Immediately preceding the festivities, the Open Data Platform initiative announced its existence, and Cloudera announced its $100 million 2014 numbers – ground we already covered. After the event, Hortonworks did its first quarterly financial call. Depending on how you count, they did nearly $50 million business last year; but the billings, which signify the pipeline, came in at $87 million. Hortonworks closed an impressive 99 new customers in Q4. There’s little question that Hortonworks has momentum, but right now, so does everybody. We’re at a stage in the market where a rising tide is lifting all boats; even the smallest Hadoop player – Pivotal – grew from token revenues to our estimate of $20 million Hadoop sales last year.

At this point, there’s nowhere for the Hadoop market to go but up, as we estimate that the paid enterprise installed base (at roughly 1200 – 1500) as just a fraction of the potential base. Or in revenues, our estimate of $325 million for 2014 (Hadoop subscriptions and related professional services, but not including third party software or services), up against $10 billion+ for the database market. Given that Hadoop is just a speck compared to the overall database market, what is the realistic addressable market?

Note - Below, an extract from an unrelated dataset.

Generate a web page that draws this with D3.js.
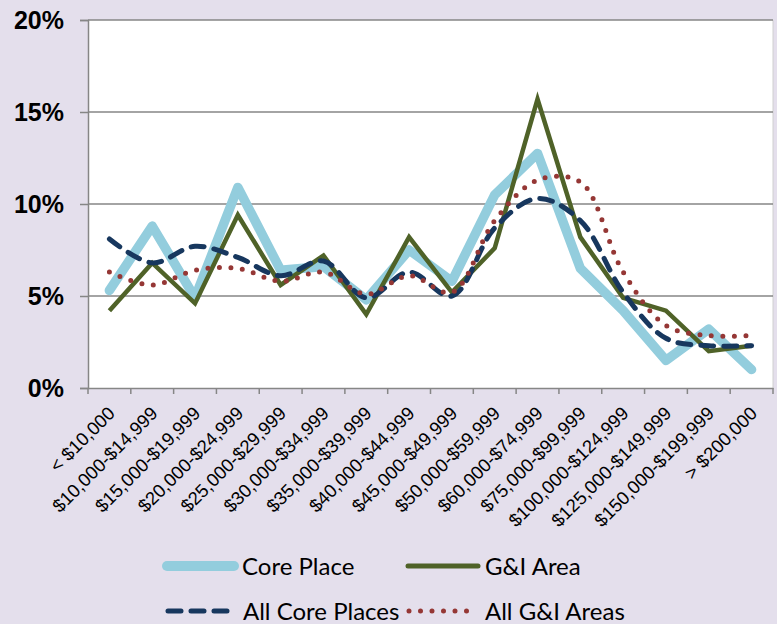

Keep in mind that while Hadoop may shift some data warehouse workloads, the real picture is not necessarily a zero sum game, but the commoditization of the core database business. Exhibit One: Oracle’s recent X5 engineered systems announcement designed to meet Cisco UCS at its commodity price point. Yes, there will be some contention, as databases are converging and overlapping, competing for many of the same use cases.

But the likely outcome is that organizations will use more data platforms and grow accustomed to paying more commodity process – whether that is through open source subscriptions or cloud pay-by-the-drink (or both). The value-add increasingly will come from housekeeping tools (e.g., data security; access control and authentication; data lineage and audit for compliance; cluster performance management and optimization; lifecycle and job management; query management and optimization in a heterogeneous environment).

The takeaway here is that the tasks normally associated with the care and feeding of a database, not to mention the governance of data, grow far more complex when superseding traditional enterprise data with Big Data. So the Hadoop subscription business may only grow so far, but that will be just the tip of the iceberg regarding the ultimate addressable market.